* **Information provided**:
** start **

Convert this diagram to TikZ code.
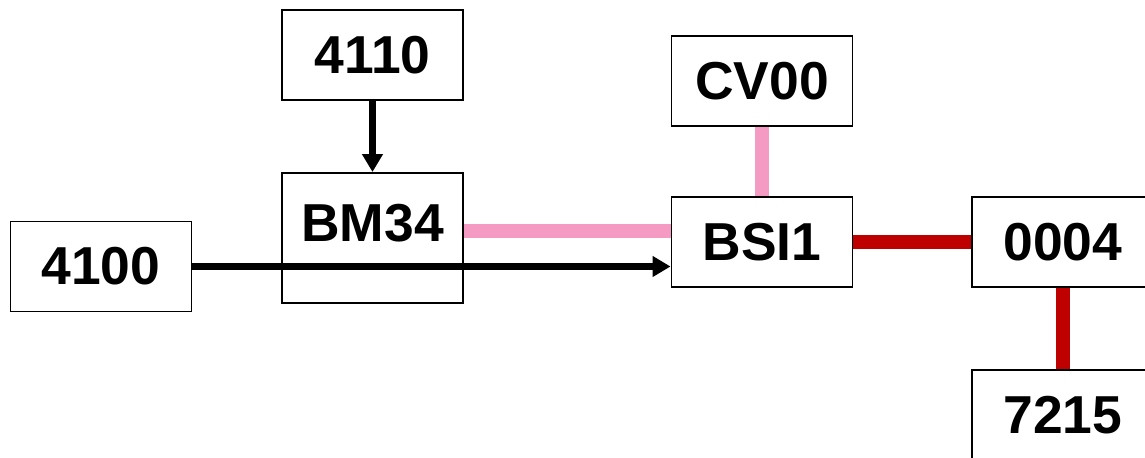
\documentclass[tikz,border=0pt]{standalone}
\usepackage{fontspec}
\setmainfont{Liberation Sans}
\usetikzlibrary{positioning,arrows.meta}
\definecolor{LinkPink}{RGB}{245,155,195}
\definecolor{LinkRed}{RGB}{190,0,0}
\tikzset{
  flow/.style={-{Triangle[length=0.45cm,width=0.5cm]},line width=5pt,draw=black},
  softlink/.style={line width=10.5pt,draw=LinkPink},
  hardlink/.style={line width=10.5pt,draw=LinkRed},
  box/.style={draw=black,fill=white,line width=1.4pt,minimum width=4.525cm,
    minimum height=2.25cm,inner sep=0pt,align=center,
    font=\fontsize{38}{40}\selectfont\bfseries}
}
\begin{document}
\begin{tikzpicture}
  \clip (0,0) rectangle (28.625,11.425);
  \fill[white] (0,0) rectangle (28.625,11.425);
  \node[box] (f4100) at (2.525,4.7625) {4100};
  \node[box,text height=1.725cm,text depth=1.525cm] (bm34) at (9.3125,5.475) {BM34};
  \node[box,above=1.775cm of bm34] (f4110) {4110};
  \node[box] (bsi1) at (19.05,5.375) {BSI1};
  \node[box,above=1.725cm of bsi1] (cv00) {CV00};
  \node[box,right=2.95cm of bsi1] (n0004) {0004};
  \node[box,below=2.025cm of n0004] (n7215) {7215};
  \coordinate (pk) at ([yshift=0.275cm]bsi1.west);
  \draw[softlink] (pk -| bm34.east) -- (pk);
  \draw[softlink] (cv00.south) -- (cv00.south |- bsi1.north);
  \draw[hardlink] (bsi1.east) -- (n0004.west);
  \draw[hardlink] (n0004.south) -- (n7215.north);
  \draw[flow] (f4110) -- (bm34);
  \draw[flow] (f4100) -- (f4100 -| bsi1.west);
\end{tikzpicture}
\end{document}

** end **

* **What is asked**:
Reproduce the full listing faithfully, but do not carry over any pictures.

* **Problem solution**:
Convert this diagram to TikZ code.
\documentclass[tikz,border=0pt]{standalone}
\usepackage{fontspec}
\setmainfont{Liberation Sans}
\usetikzlibrary{positioning,arrows.meta}
\definecolor{LinkPink}{RGB}{245,155,195}
\definecolor{LinkRed}{RGB}{190,0,0}
\tikzset{
  flow/.style={-{Triangle[length=0.45cm,width=0.5cm]},line width=5pt,draw=black},
  softlink/.style={line width=10.5pt,draw=LinkPink},
  hardlink/.style={line width=10.5pt,draw=LinkRed},
  box/.style={draw=black,fill=white,line width=1.4pt,minimum width=4.525cm,
    minimum height=2.25cm,inner sep=0pt,align=center,
    font=\fontsize{38}{40}\selectfont\bfseries}
}
\begin{document}
\begin{tikzpicture}
  \clip (0,0) rectangle (28.625,11.425);
  \fill[white] (0,0) rectangle (28.625,11.425);
  \node[box] (f4100) at (2.525,4.7625) {4100};
  \node[box,text height=1.725cm,text depth=1.525cm] (bm34) at (9.3125,5.475) {BM34};
  \node[box,above=1.775cm of bm34] (f4110) {4110};
  \node[box] (bsi1) at (19.05,5.375) {BSI1};
  \node[box,above=1.725cm of bsi1] (cv00) {CV00};
  \node[box,right=2.95cm of bsi1] (n0004) {0004};
  \node[box,below=2.025cm of n0004] (n7215) {7215};
  \coordinate (pk) at ([yshift=0.275cm]bsi1.west);
  \draw[softlink] (pk -| bm34.east) -- (pk);
  \draw[softlink] (cv00.south) -- (cv00.south |- bsi1.north);
  \draw[hardlink] (bsi1.east) -- (n0004.west);
  \draw[hardlink] (n0004.south) -- (n7215.north);
  \draw[flow] (f4110) -- (bm34);
  \draw[flow] (f4100) -- (f4100 -| bsi1.west);
\end{tikzpicture}
\end{document}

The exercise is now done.